◆ **Written instruction**: From the records below, print only the part that opens with the line containing "Give me the HTML source for this page." and closes with the line containing "V712 H273 V686"; omit the pictures.
--- BEGIN Excerpted records ---
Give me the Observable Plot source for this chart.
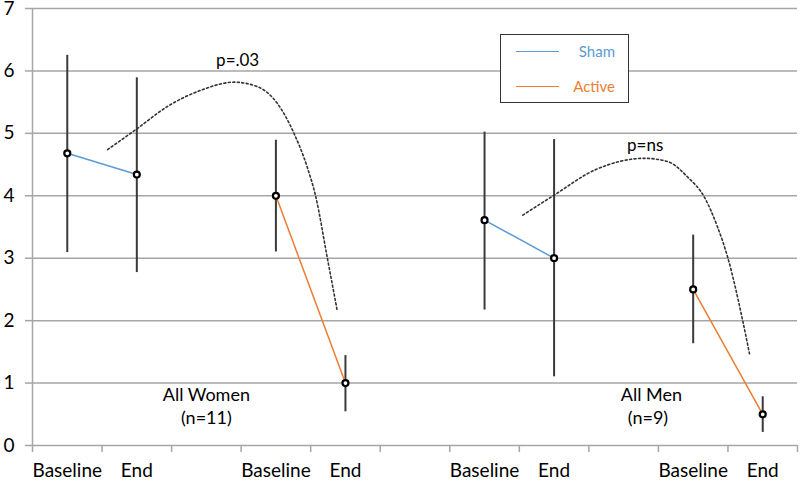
<!DOCTYPE html>
<html>
<head>
<meta charset="utf-8">
<script src="https://cdn.jsdelivr.net/npm/d3@7"></script>
<script src="https://cdn.jsdelivr.net/npm/@observablehq/plot@0.6"></script>
<style>
  html, body { margin: 0; padding: 0; background: #fff; }
  #wrap { position: relative; width: 800px; height: 481px; font-family: Lato, "Open Sans", sans-serif; }
  #legend { position: absolute; left: 500px; top: 34px; width: 127px; height: 67px; border: 1.5px solid #333; background: #fff; }
  .lg-row { position: absolute; left: 0; width: 100%; height: 20px; }
  .lg-line { position: absolute; left: 15px; width: 43px; top: 9px; border-top: 1.5px solid; }
  .lg-text { position: absolute; right: 13px; top: 0px; font-size: 15px; }
</style>
</head>
<body>
<div id="wrap">
  <div id="chart"></div>
  <div id="legend"></div>
</div>
<script>
// x categories (11 slots on an Excel-like category axis)
const categories = ["Baseline", "End", "", "Baseline", "End", "", "Baseline", "End", "", "Baseline", "End"];
const yTicks = [0, 1, 2, 3, 4, 5, 6, 7];

// points: category slot (1-based), group, condition
const pointSlot = [1, 2, 4, 5, 7, 8, 10, 11];
const pointGroup = ["Women", "Women", "Women", "Women", "Men", "Men", "Men", "Men"];
const pointCondition = ["Sham", "Sham", "Active", "Active", "Sham", "Sham", "Active", "Active"];
const means = [4.68, 4.34, 4.00, 1.00, 3.61, 3.00, 2.50, 0.50];
const upper = [6.25, 5.89, 4.89, 1.44, 5.02, 4.90, 3.37, 0.78];
const lower = [3.09, 2.77, 3.10, 0.54, 2.17, 1.10, 1.63, 0.21];

// dotted annotation curves (slot, value)
const womenCurveX = [1.58, 2.01, 2.44, 2.92, 3.40, 3.73, 4.02, 4.26, 4.45, 4.57, 4.74, 4.88];
const womenCurveY = [4.74, 5.08, 5.43, 5.69, 5.82, 5.75, 5.48, 5.00, 4.46, 4.00, 3.00, 2.17];
const menCurveX = [7.55, 8.00, 8.58, 9.30, 9.63, 9.92, 10.16, 10.35, 10.50, 10.71, 10.81];
const menCurveY = [3.69, 4.01, 4.41, 4.60, 4.55, 4.30, 3.98, 3.50, 3.00, 2.01, 1.47];

// annotation texts
const noteText = ["p=.03", "p=ns", "All Women", "(n=11)", "All Men", "(n=9)"];
const noteX = [3.45, 9.31, 3.0, 3.0, 9.4, 9.35];
const noteY = [6.16, 4.81, 0.81, 0.43, 0.81, 0.43];
const noteSize = [17, 17, 18, 18, 18, 18];

const legendNames = ["Sham", "Active"];
const legendColors = ["#5b9bd5", "#ed7d31"];

const points = pointSlot.map((s, i) => ({
  x: s, group: pointGroup[i], condition: pointCondition[i],
  mean: means[i], hi: upper[i], lo: lower[i], pair: pointGroup[i] + "-" + pointCondition[i]
}));
const curves = [
  ...womenCurveX.map((x, i) => ({x, y: womenCurveY[i], c: "W"})),
  ...menCurveX.map((x, i) => ({x, y: menCurveY[i], c: "M"}))
];
const notes = noteText.map((t, i) => ({t, x: noteX[i], y: noteY[i], s: noteSize[i]}));
const boundaries = d3.range(categories.length + 1).map(i => i + 0.5);
const slots = d3.range(1, categories.length + 1);
const colorOf = c => legendColors[legendNames.indexOf(c)];

const gridColor = "#a6a6a6";
const font = "Lato, 'Open Sans', sans-serif";

const chart = Plot.plot({
  width: 800,
  height: 481,
  marginLeft: 32,
  marginRight: 3,
  marginTop: 8,
  marginBottom: 36,
  style: { fontFamily: font, fontSize: "18px", color: "#000", background: "#fff", overflow: "visible" },
  x: { type: "linear", domain: [0.5, categories.length + 0.5] },
  y: { domain: [0, 7] },
  marks: [
    Plot.gridY(yTicks, { stroke: gridColor, strokeOpacity: 1, strokeWidth: 1.5 }),
    Plot.axisY(yTicks, { tickSize: 7, tickPadding: 11, tickFormat: d => String(d), stroke: gridColor, strokeWidth: 1.5, fill: "#000", fontSize: 19, label: null }),
    Plot.ruleX([boundaries[0]], { y1: 0, y2: 7, stroke: gridColor, strokeWidth: 1.5 }),
    Plot.axisX(boundaries, { tickSize: 7, tickFormat: () => "", stroke: gridColor, strokeWidth: 1.5, label: null }),
    Plot.axisX(slots, { tickSize: 0, tickPadding: 18, tickFormat: i => categories[i - 1], fill: "#000", fontSize: 19, label: null }),
    Plot.ruleX(points, { x: "x", y1: "lo", y2: "hi", stroke: "#3a3a3a", strokeWidth: 2 }),
    Plot.line(points, { x: "x", y: "mean", z: "pair", stroke: d => colorOf(d.condition), strokeWidth: 1.5 }),
    Plot.line(curves, { x: "x", y: "y", z: "c", curve: "monotone-x", stroke: "#333", strokeWidth: 1.6, strokeDasharray: "2,2.5" }),
    Plot.dot(points, { x: "x", y: "mean", r: 3, fill: "#fff", stroke: "#000", strokeWidth: 2.2 }),
    Plot.text(notes, { x: "x", y: "y", text: "t", fontSize: "s", fill: "#000" })
  ]
});
document.getElementById("chart").appendChild(chart);

const lg = document.getElementById("legend");
legendNames.forEach((name, i) => {
  const row = document.createElement("div");
  row.className = "lg-row";
  row.style.top = (7 + i * 35) + "px";
  const line = document.createElement("div");
  line.className = "lg-line";
  line.style.borderTopColor = legendColors[i];
  const txt = document.createElement("div");
  txt.className = "lg-text";
  txt.style.color = legendColors[i];
  txt.textContent = name;
  row.appendChild(line);
  row.appendChild(txt);
  lg.appendChild(row);
});
</script>
</body>
</html>
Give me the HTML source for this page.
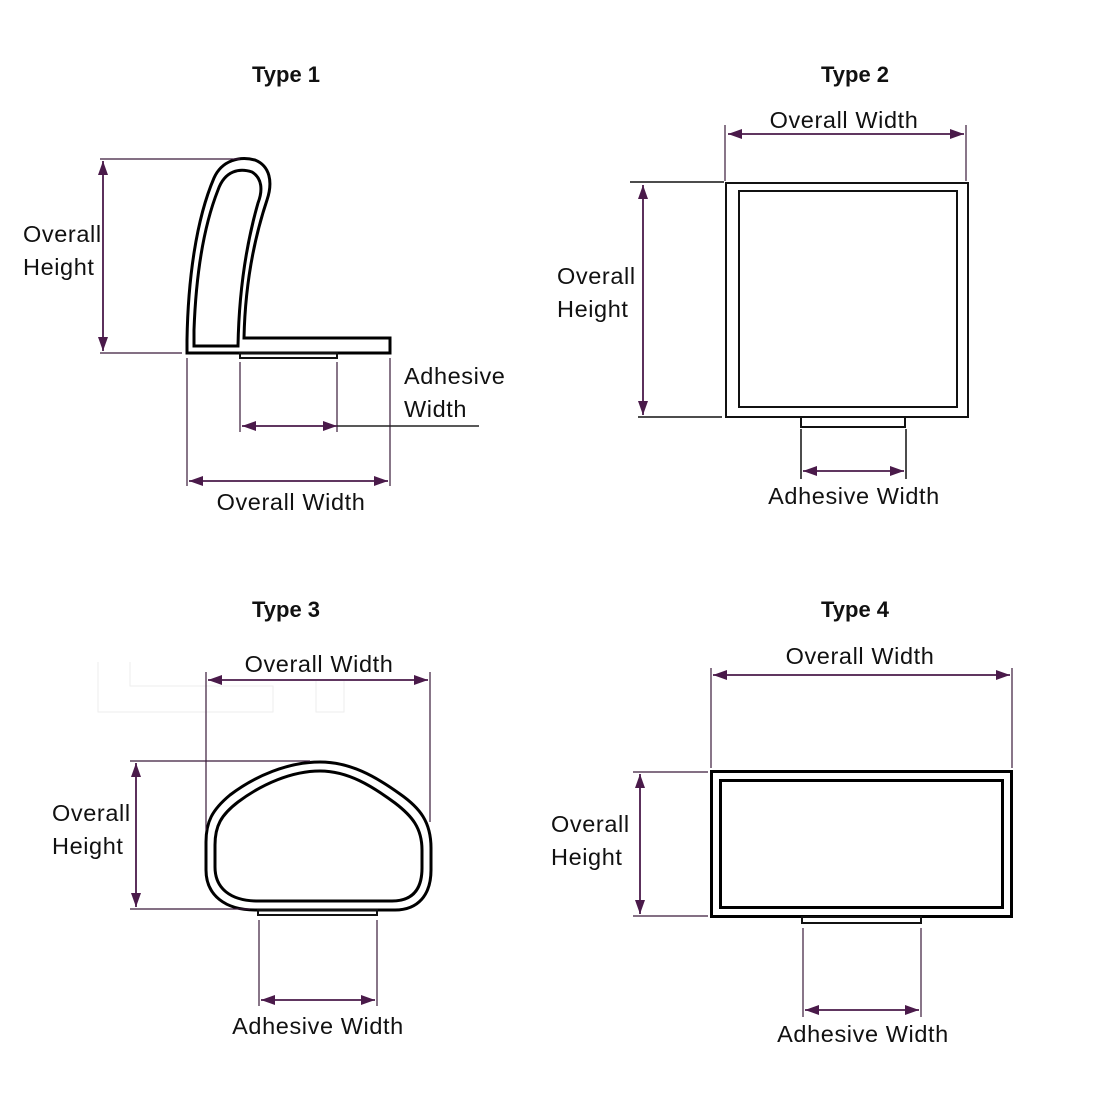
<!DOCTYPE html>
<html><head><meta charset="utf-8"><style>
html,body{margin:0;padding:0;background:#fff;}
svg{display:block;}
text{font-family:"Liberation Sans",sans-serif;fill:#111;}
.t{font-weight:bold;font-size:22px;}
.l{font-size:23.5px;letter-spacing:0.6px;}
.s{fill:none;stroke:#000;stroke-width:3;}
.s2{fill:none;stroke:#111;stroke-width:2;}
.d{stroke:#4a1a4a;stroke-width:1.8;fill:none;}
.e{stroke:#3a1a3a;stroke-width:1.2;fill:none;}
</style></head><body>
<svg width="1100" height="1100" viewBox="0 0 1100 1100" xmlns="http://www.w3.org/2000/svg">
<defs>
<marker id="a" viewBox="0 0 14 10" refX="14" refY="5" markerWidth="14" markerHeight="10" orient="auto-start-reverse" markerUnits="userSpaceOnUse">
<path d="M0,0 L14,5 L0,10 z" fill="#4a1a4a"/></marker>
</defs>
<rect width="1100" height="1100" fill="#fff"/>
<g stroke="#eee" fill="none" stroke-width="1"><path d="M98,662 V712 H273 V686 H130 V662"/><path d="M316,680 V712 H344 V680"/></g>

<!-- TYPE 1 -->
<text class="t" x="286" y="82" text-anchor="middle">Type 1</text>
<path class="s" d="M187,353 L187,340 C188,280 196,220 214,178 C222,160 240,156 255,160 C270,166 273,182 267,200 C252,245 245,290 244,338 L390,338 L390,353 Z"/>
<path class="s" d="M194,346 L194,330 C196,275 203,228 218,190 C225,170 240,168 252,172 C262,178 263,190 258,203 C246,245 239,290 238,346 Z"/>
<rect class="s2" x="240" y="353" width="97" height="5"/>
<line class="e" x1="100" y1="159" x2="240" y2="159"/>
<line class="e" x1="100" y1="353" x2="182" y2="353"/>
<line class="d" x1="103" y1="161" x2="103" y2="351" marker-start="url(#a)" marker-end="url(#a)"/>
<text class="l" x="23" y="242">Overall</text>
<text class="l" x="23" y="275">Height</text>
<line class="e" x1="187" y1="358" x2="187" y2="486"/>
<line class="e" x1="390" y1="358" x2="390" y2="486"/>
<line class="d" x1="189" y1="481" x2="388" y2="481" marker-start="url(#a)" marker-end="url(#a)"/>
<text class="l" x="291" y="510" text-anchor="middle">Overall Width</text>
<line class="e" x1="240" y1="362" x2="240" y2="432"/>
<line class="e" x1="337" y1="362" x2="337" y2="432"/>
<line class="d" x1="242" y1="426" x2="337" y2="426" marker-start="url(#a)" marker-end="url(#a)"/>
<line x1="337" y1="426" x2="479" y2="426" stroke="#222" stroke-width="1.6"/>
<text class="l" x="404" y="384">Adhesive</text>
<text class="l" x="404" y="417">Width</text>

<!-- TYPE 2 -->
<text class="t" x="855" y="82" text-anchor="middle">Type 2</text>
<rect class="s2" x="726" y="183" width="242" height="234"/>
<rect class="s2" x="739" y="191" width="218" height="216"/>
<rect class="s2" x="801" y="417" width="104" height="10"/>
<line class="e" x1="725" y1="125" x2="725" y2="181"/>
<line class="e" x1="966" y1="125" x2="966" y2="181"/>
<line class="d" x1="728" y1="134" x2="964" y2="134" marker-start="url(#a)" marker-end="url(#a)"/>
<text class="l" x="844" y="128" text-anchor="middle">Overall Width</text>
<line x1="630" y1="182" x2="724" y2="182" stroke="#111" stroke-width="1.5"/>
<line x1="638" y1="417" x2="722" y2="417" stroke="#111" stroke-width="1.5"/>
<line class="d" x1="643" y1="185" x2="643" y2="415" marker-start="url(#a)" marker-end="url(#a)"/>
<text class="l" x="557" y="284">Overall</text>
<text class="l" x="557" y="317">Height</text>
<line x1="801" y1="429" x2="801" y2="479" stroke="#111" stroke-width="1.5"/>
<line x1="906" y1="429" x2="906" y2="479" stroke="#111" stroke-width="1.5"/>
<line class="d" x1="803" y1="471" x2="904" y2="471" marker-start="url(#a)" marker-end="url(#a)"/>
<text class="l" x="854" y="504" text-anchor="middle">Adhesive Width</text>

<!-- TYPE 3 -->
<text class="t" x="286" y="617" text-anchor="middle">Type 3</text>
<path class="s" d="M255,910 L395,910 C418,910 431,895 431,870 L431,848 C431,822 420,808 400,794 C375,776 350,762 320,762 C288,762 255,776 230,795 C212,810 206,822 206,842 L206,870 C206,895 225,910 255,910 Z"/>
<path class="s" d="M258,901 L392,901 C412,901 422,890 422,868 L422,850 C422,828 412,816 395,803 C372,786 348,771 320,771 C292,771 262,784 238,802 C221,815 215,826 215,845 L215,867 C215,888 230,901 258,901 Z"/>
<rect class="s2" x="258" y="910" width="119" height="5"/>
<line class="e" x1="206" y1="672" x2="206" y2="830"/>
<line class="e" x1="430" y1="672" x2="430" y2="822"/>
<line class="d" x1="208" y1="680" x2="428" y2="680" marker-start="url(#a)" marker-end="url(#a)"/>
<text class="l" x="319" y="672" text-anchor="middle">Overall Width</text>
<line class="e" x1="130" y1="761" x2="310" y2="761"/>
<line class="e" x1="130" y1="909" x2="250" y2="909"/>
<line class="d" x1="136" y1="763" x2="136" y2="907" marker-start="url(#a)" marker-end="url(#a)"/>
<text class="l" x="52" y="821">Overall</text>
<text class="l" x="52" y="854">Height</text>
<line class="e" x1="259" y1="920" x2="259" y2="1006"/>
<line class="e" x1="377" y1="920" x2="377" y2="1006"/>
<line class="d" x1="261" y1="1000" x2="375" y2="1000" marker-start="url(#a)" marker-end="url(#a)"/>
<text class="l" x="318" y="1034" text-anchor="middle">Adhesive Width</text>

<!-- TYPE 4 -->
<text class="t" x="855" y="617" text-anchor="middle">Type 4</text>
<rect class="s" x="711.5" y="771.5" width="300" height="145"/>
<rect class="s" x="720.5" y="780.5" width="282" height="127"/>
<rect class="s2" x="802" y="917" width="119" height="6"/>
<line class="e" x1="711" y1="668" x2="711" y2="768"/>
<line class="e" x1="1012" y1="668" x2="1012" y2="768"/>
<line class="d" x1="713" y1="675" x2="1010" y2="675" marker-start="url(#a)" marker-end="url(#a)"/>
<text class="l" x="860" y="664" text-anchor="middle">Overall Width</text>
<line class="e" x1="633" y1="772" x2="708" y2="772"/>
<line class="e" x1="633" y1="916" x2="708" y2="916"/>
<line class="d" x1="640" y1="774" x2="640" y2="914" marker-start="url(#a)" marker-end="url(#a)"/>
<text class="l" x="551" y="832">Overall</text>
<text class="l" x="551" y="865">Height</text>
<line class="e" x1="803" y1="928" x2="803" y2="1017"/>
<line class="e" x1="921" y1="928" x2="921" y2="1017"/>
<line class="d" x1="805" y1="1010" x2="919" y2="1010" marker-start="url(#a)" marker-end="url(#a)"/>
<text class="l" x="863" y="1042" text-anchor="middle">Adhesive Width</text>
</svg>
</body></html>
--- END Excerpted records ---
◆ **Final result**:
Give me the HTML source for this page.
<!DOCTYPE html>
<html><head><meta charset="utf-8"><style>
html,body{margin:0;padding:0;background:#fff;}
svg{display:block;}
text{font-family:"Liberation Sans",sans-serif;fill:#111;}
.t{font-weight:bold;font-size:22px;}
.l{font-size:23.5px;letter-spacing:0.6px;}
.s{fill:none;stroke:#000;stroke-width:3;}
.s2{fill:none;stroke:#111;stroke-width:2;}
.d{stroke:#4a1a4a;stroke-width:1.8;fill:none;}
.e{stroke:#3a1a3a;stroke-width:1.2;fill:none;}
</style></head><body>
<svg width="1100" height="1100" viewBox="0 0 1100 1100" xmlns="http://www.w3.org/2000/svg">
<defs>
<marker id="a" viewBox="0 0 14 10" refX="14" refY="5" markerWidth="14" markerHeight="10" orient="auto-start-reverse" markerUnits="userSpaceOnUse">
<path d="M0,0 L14,5 L0,10 z" fill="#4a1a4a"/></marker>
</defs>
<rect width="1100" height="1100" fill="#fff"/>
<g stroke="#eee" fill="none" stroke-width="1"><path d="M98,662 V712 H273 V686 H130 V662"/><path d="M316,680 V712 H344 V680"/></g>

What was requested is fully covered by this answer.